DIRECTIONS FOR THIS TASK =
Reproduce precisely the lines of the listing below, starting with the line that contains "Clone this chart in Bokeh." and stopping after the line that contains "from bokeh.resources import INLINE"; include nothing else.

DATA FOR THIS TASK =
# # # # #
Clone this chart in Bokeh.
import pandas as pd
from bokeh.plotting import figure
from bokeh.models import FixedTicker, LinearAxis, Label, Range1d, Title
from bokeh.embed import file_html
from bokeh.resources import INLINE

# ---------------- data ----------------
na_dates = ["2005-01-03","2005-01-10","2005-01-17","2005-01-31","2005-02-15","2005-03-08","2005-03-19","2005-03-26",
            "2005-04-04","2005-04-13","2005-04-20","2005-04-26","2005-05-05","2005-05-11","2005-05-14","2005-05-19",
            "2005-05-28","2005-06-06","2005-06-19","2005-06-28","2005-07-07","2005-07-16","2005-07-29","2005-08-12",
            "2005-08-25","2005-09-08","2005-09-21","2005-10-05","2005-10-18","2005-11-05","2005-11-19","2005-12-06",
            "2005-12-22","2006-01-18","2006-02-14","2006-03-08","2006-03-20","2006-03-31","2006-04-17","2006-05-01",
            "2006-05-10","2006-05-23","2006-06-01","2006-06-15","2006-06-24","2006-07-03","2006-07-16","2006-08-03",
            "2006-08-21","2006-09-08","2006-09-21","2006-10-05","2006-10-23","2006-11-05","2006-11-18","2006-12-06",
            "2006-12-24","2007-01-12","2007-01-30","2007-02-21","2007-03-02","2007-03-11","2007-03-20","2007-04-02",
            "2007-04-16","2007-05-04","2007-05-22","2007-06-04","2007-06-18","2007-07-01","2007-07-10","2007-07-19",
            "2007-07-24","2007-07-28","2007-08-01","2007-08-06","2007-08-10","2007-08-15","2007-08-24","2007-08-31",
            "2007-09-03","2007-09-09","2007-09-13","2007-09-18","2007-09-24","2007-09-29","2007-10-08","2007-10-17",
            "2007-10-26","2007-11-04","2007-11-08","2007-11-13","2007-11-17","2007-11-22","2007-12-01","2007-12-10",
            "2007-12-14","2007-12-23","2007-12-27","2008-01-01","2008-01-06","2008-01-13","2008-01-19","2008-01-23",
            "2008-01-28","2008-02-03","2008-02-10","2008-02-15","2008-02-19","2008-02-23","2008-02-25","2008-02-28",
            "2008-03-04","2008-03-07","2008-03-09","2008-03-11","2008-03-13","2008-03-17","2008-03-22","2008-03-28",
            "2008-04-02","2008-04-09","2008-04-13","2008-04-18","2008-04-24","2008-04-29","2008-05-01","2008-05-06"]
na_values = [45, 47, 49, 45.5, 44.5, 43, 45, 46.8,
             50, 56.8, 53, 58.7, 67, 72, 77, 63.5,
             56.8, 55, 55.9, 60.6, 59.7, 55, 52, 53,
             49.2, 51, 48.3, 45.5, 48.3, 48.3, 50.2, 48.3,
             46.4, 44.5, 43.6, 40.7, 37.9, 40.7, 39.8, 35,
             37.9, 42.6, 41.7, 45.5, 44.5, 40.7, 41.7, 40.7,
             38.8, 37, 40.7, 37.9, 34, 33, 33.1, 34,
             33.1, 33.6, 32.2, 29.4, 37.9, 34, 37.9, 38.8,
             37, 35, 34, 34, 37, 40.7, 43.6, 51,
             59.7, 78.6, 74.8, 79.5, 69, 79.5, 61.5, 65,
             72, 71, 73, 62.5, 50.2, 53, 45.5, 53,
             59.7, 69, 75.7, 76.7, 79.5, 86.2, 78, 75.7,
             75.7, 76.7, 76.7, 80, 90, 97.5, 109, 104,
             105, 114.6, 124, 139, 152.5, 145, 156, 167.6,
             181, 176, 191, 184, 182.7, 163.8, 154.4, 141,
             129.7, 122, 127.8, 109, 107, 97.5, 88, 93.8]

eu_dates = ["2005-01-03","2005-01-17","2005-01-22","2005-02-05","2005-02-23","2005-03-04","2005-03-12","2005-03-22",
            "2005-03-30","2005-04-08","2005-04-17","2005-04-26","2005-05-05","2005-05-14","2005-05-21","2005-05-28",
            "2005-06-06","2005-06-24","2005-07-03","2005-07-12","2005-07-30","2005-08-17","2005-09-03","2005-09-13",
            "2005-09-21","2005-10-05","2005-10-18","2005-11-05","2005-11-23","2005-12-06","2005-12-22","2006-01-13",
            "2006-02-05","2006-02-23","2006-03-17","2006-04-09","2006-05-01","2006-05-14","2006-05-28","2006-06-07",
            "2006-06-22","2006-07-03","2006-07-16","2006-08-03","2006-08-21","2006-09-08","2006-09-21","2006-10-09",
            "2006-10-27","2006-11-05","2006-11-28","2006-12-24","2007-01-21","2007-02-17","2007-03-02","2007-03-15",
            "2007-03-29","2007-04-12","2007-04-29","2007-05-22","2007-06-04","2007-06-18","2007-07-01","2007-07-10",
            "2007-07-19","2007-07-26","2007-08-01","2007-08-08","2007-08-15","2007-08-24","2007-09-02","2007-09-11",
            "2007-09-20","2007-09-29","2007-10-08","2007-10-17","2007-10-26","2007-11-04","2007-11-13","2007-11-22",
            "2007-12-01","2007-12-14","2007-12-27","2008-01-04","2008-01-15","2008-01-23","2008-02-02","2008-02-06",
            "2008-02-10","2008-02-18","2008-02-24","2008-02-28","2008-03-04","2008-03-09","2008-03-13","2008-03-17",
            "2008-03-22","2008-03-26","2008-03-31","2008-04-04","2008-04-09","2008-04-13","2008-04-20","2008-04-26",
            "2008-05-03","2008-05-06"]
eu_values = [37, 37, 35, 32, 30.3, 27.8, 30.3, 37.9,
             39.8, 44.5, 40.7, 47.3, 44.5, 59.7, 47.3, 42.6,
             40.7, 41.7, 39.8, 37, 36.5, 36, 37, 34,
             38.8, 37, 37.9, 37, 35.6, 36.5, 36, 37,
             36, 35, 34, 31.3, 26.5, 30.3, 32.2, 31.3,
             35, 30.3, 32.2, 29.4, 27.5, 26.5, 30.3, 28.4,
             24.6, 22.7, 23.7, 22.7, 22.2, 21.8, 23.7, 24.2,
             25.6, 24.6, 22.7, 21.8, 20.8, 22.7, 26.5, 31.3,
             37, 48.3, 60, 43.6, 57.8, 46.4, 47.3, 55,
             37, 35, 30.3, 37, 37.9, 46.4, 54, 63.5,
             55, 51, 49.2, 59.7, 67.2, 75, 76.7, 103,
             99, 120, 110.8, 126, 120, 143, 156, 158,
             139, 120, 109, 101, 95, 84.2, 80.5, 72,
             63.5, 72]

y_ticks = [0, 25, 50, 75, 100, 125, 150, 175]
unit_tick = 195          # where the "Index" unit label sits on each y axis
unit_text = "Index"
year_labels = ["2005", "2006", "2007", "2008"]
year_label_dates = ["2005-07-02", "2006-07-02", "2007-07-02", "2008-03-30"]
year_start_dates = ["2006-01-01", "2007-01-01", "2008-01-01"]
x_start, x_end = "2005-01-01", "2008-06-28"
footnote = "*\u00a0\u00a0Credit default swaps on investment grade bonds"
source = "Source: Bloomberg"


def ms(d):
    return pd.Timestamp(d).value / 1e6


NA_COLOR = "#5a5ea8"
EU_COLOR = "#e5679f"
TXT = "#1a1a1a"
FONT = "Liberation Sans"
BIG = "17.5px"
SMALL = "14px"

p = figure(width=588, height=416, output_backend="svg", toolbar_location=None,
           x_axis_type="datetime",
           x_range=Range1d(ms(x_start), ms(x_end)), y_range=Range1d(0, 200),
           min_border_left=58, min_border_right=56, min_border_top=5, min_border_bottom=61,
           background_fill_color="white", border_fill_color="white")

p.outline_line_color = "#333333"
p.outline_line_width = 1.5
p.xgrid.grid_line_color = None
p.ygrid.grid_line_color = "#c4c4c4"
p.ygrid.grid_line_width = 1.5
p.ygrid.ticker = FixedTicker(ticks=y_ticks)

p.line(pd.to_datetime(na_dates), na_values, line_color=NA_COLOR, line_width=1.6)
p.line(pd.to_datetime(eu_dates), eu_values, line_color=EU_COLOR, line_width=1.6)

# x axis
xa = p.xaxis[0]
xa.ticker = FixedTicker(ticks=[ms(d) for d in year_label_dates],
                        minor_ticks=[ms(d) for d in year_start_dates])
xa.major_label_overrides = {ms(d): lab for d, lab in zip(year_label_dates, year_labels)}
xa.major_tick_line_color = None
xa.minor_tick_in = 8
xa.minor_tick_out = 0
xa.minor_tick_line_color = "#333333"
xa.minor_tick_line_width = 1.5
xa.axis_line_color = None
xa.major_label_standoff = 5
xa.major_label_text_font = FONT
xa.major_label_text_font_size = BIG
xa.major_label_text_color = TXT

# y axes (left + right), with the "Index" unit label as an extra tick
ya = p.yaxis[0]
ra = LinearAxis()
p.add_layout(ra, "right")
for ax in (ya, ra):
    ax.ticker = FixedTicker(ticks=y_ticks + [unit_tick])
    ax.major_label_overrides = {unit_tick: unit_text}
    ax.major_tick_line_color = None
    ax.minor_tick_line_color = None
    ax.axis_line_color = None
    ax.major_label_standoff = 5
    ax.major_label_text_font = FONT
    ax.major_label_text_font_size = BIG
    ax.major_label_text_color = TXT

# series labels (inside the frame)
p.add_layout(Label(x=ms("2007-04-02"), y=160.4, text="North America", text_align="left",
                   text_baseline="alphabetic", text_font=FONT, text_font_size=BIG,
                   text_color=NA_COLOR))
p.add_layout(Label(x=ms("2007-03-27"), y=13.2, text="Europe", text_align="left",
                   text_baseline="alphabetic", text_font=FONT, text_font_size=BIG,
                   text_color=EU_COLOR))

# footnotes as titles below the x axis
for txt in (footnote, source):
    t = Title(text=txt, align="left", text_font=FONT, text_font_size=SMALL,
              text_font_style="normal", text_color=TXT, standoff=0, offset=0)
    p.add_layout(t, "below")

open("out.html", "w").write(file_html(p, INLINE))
# # # # #
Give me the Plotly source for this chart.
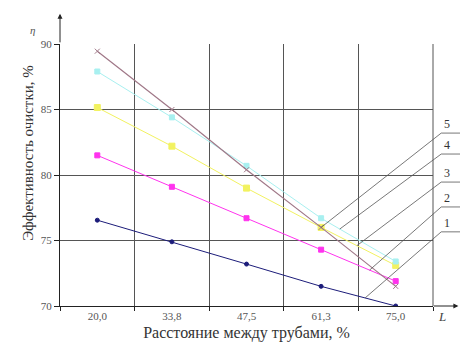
# # # # #
EXERCISE RESULT =
Clone this chart in Bokeh.
import pandas as pd
from bokeh.plotting import figure
from bokeh.models import FixedTicker, LinearAxis, Label, Range1d, Title
from bokeh.embed import file_html
from bokeh.resources import INLINE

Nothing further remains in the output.